Elkhart County is anticipating another multimillion dollar budget deficit next year.
During the Elkhart County Council and Board of Commissioners' annual summit Friday, May 9, county auditor Pauline Graff estimated up to a $7.6 million shortfall in the 2015 county budget. Official numbers won't be available until later this year.
Deficits have become the new normal in local governments since the state of Indiana implemented personal property tax caps in 2008. The total deficit for 2015 is partially dependent on the outcome of the county commissioners' fiscal policy goals for 2015.
Those goals include:
- Increasing the balance of the general fund, projected to total $5 million next year. Before 2008, the fund was usually between $11 million and $13 million.
- Fully funding the general fund without the use of Economic Development Income Tax (EDIT) or landfill revenues. EDIT funds are typically used to fund construction projects or to match federally funded projects.
- Increasing the County Adjusted Gross Income Tax (CAGIT) to build a new juvenile detention center. Tom Byers, county administrator, said utilities and maintenance issues at the current center are causing the county “major headaches.”

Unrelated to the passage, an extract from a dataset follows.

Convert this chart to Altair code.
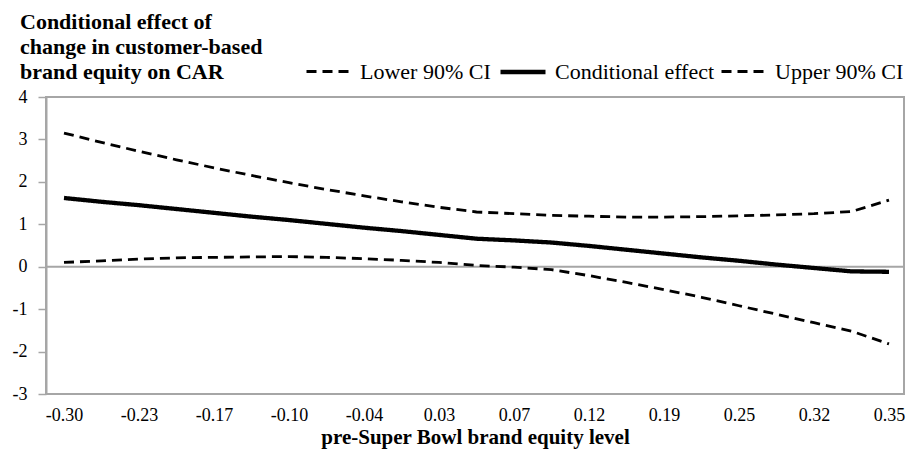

- Starting to rebuild the rainy day fund. The current balance is $277,804.
- Providing a market adjustment to wages for county employees. Areas such as the Elkhart County Sheriff’s Department are facing high turnover rates due to stagnant wages. A 3 percent wage adjustment for county workers would have a $555,790 impact on the general fund and a $355,355 impact on other funds.
During the summit, Todd Samuelson of Umbaugh Associates laid out several local option income tax models the county could implement to help offset deficits caused by tax caps.
Mike Yoder, county commissioner, said in April that the county's income tax revenue is almost fully recovered, but property tax revenues have gone from $41 million to $23 million.
Throughout the summit, members of the county council, board of commissioners and other local government leaders weighed in on the potential effects of a tax increase. Most agreed that something needs to be done as it becomes increasingly difficult to cut budgets without eliminating services that residents rely on.
Alan Kauffman, mayor of Goshen, said he wished state legislators were present for the meeting to hear the discussion and realize that cutting budgets and operating like a private business are no longer enough to keep things working.
"In private business you always have the option of going out of business if things aren't very good. We don't have the option of going out of business," Kauffman said.
Tom Byers, county administrator, said the goal of the summit was to get some numbers on the table and recognize some of the issues that are on the horizon, "because we’re probably going to start seeing budget forms sooner than we want.”
The county council will have until the fall to decide whether or not to implement a local option income tax increase.